6. Horizontal Blinds Won’t Open
Horizontal blinds, such as those found on faux wood blinds and mini blinds, have a mechanism that allows the slats to tilt open or closed. In some cases, it’s a wand, but many new styles include a corded tilt. When these window coverings don’t adjust properly, your tilt is probably to blame. Corded tilts can be in disrepair when the string falls off its wheel, which is located inside the headrail.
To get your blinds opening and closing again, you’ll need to take them off the window and place them on a flat surface in front of you. Locate where the corded tilt sits inside the headrail. A plastic wheel should have most of the cord wound around it. See if some of the string has gathered on either side of the wheel. Wind the string back inside the wheel and the blinds should open like new again.
Learn How to Fix Blinds at Home and Save Money
Most people don’t think they know how to fix blinds at home. Instead of trying to make a repair, they go out and purchase new shades, unaware of how they can prolong the life of the product. With the help of this guide and a few supplies you probably already have in your home, you can make a different choice. You can DIY to get your shades on track again.

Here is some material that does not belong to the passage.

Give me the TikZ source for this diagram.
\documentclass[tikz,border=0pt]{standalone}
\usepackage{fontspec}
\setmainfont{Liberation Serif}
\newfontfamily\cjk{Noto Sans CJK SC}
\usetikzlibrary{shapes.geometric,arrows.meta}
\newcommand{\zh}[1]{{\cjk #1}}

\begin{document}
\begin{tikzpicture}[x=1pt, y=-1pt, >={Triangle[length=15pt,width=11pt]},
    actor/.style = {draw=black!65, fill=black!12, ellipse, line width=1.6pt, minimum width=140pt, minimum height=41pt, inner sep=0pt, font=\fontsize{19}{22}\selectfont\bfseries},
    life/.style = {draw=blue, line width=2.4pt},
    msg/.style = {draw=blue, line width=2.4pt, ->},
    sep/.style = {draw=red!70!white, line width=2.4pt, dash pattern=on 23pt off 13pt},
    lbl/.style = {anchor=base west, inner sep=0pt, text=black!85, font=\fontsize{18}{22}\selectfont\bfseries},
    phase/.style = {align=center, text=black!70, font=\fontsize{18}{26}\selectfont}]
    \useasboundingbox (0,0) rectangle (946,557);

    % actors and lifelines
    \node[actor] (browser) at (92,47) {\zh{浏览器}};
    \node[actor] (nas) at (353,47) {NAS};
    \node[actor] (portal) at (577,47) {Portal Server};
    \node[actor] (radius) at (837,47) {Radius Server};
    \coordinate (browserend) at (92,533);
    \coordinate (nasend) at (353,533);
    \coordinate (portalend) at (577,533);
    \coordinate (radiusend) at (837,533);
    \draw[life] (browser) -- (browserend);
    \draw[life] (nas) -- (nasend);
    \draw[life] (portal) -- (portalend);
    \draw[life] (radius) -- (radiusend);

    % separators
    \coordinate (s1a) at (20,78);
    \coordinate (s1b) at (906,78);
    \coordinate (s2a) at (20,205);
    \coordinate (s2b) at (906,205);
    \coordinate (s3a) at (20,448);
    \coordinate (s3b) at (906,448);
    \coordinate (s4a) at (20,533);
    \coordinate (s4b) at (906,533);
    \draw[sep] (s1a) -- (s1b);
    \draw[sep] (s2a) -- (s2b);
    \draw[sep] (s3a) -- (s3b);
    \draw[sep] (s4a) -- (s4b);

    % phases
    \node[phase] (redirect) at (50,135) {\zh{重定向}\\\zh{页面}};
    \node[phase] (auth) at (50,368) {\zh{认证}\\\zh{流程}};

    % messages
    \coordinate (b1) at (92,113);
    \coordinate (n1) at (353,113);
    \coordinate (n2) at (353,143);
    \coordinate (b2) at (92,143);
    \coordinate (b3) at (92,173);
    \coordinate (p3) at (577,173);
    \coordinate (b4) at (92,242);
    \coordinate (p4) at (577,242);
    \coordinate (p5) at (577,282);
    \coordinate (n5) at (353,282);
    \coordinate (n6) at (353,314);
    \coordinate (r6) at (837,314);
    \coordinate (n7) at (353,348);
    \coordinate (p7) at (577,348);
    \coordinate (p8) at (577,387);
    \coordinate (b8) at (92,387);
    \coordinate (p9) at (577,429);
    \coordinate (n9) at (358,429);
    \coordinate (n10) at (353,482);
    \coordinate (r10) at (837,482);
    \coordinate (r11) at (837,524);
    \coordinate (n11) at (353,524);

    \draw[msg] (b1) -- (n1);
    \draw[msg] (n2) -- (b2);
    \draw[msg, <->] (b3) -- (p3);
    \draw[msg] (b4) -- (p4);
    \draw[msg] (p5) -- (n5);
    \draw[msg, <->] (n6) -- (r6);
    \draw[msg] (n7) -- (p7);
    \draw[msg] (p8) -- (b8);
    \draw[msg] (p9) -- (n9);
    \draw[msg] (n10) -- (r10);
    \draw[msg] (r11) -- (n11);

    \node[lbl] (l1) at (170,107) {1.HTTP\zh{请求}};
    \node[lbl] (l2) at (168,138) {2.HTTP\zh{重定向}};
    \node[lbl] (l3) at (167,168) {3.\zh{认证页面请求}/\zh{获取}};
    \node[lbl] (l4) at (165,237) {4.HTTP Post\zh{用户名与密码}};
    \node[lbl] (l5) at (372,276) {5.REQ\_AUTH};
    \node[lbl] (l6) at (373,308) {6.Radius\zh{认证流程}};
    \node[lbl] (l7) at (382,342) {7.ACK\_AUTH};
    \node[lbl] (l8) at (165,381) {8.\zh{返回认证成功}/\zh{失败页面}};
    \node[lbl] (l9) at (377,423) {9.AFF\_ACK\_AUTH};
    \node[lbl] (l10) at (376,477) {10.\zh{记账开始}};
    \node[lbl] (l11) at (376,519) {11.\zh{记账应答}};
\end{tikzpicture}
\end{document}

In some instances, your window coverings will be completely broken—or you’ll simply want to upgrade to a new, innovative type of blinds. We’re here to help. You can browse our online selection of quality shades and blinds of all styles and colors 24 hours a day, seven days a week. Tired of cord tilt issues? Switch to safe and visually appealing cordless blinds. If you like vertical blinds, you’ll enjoy browsing our durable and affordable line. We even have a large selection of light filtering and blackout shades. When you’re ready to order, we’ll teach you how to measure your windows at home so you can get the custom fit you desire. Just review our easy-to-understand online guide.

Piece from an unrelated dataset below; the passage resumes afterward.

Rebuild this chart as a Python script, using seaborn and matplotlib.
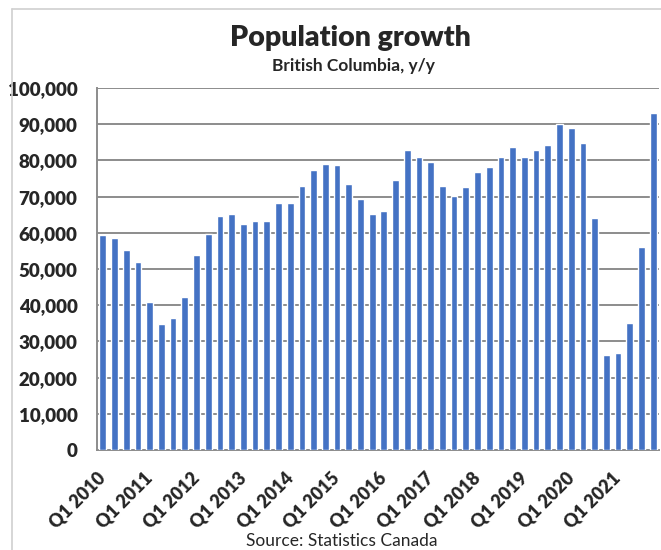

Some home repairs seem impossible, but window coverings are different than most other fixes. Nearly every typical issue with shades or blinds can be taken care of without calling a professional for advice or making an expensive upgrade. Take the challenge and try one of these repairs next time you have an issue. See for yourself how easy it is to complete. You’ll not only keep more money in your pocket, but we’re confident you’ll discover a new trick you can use in your home or apartment for a lifetime.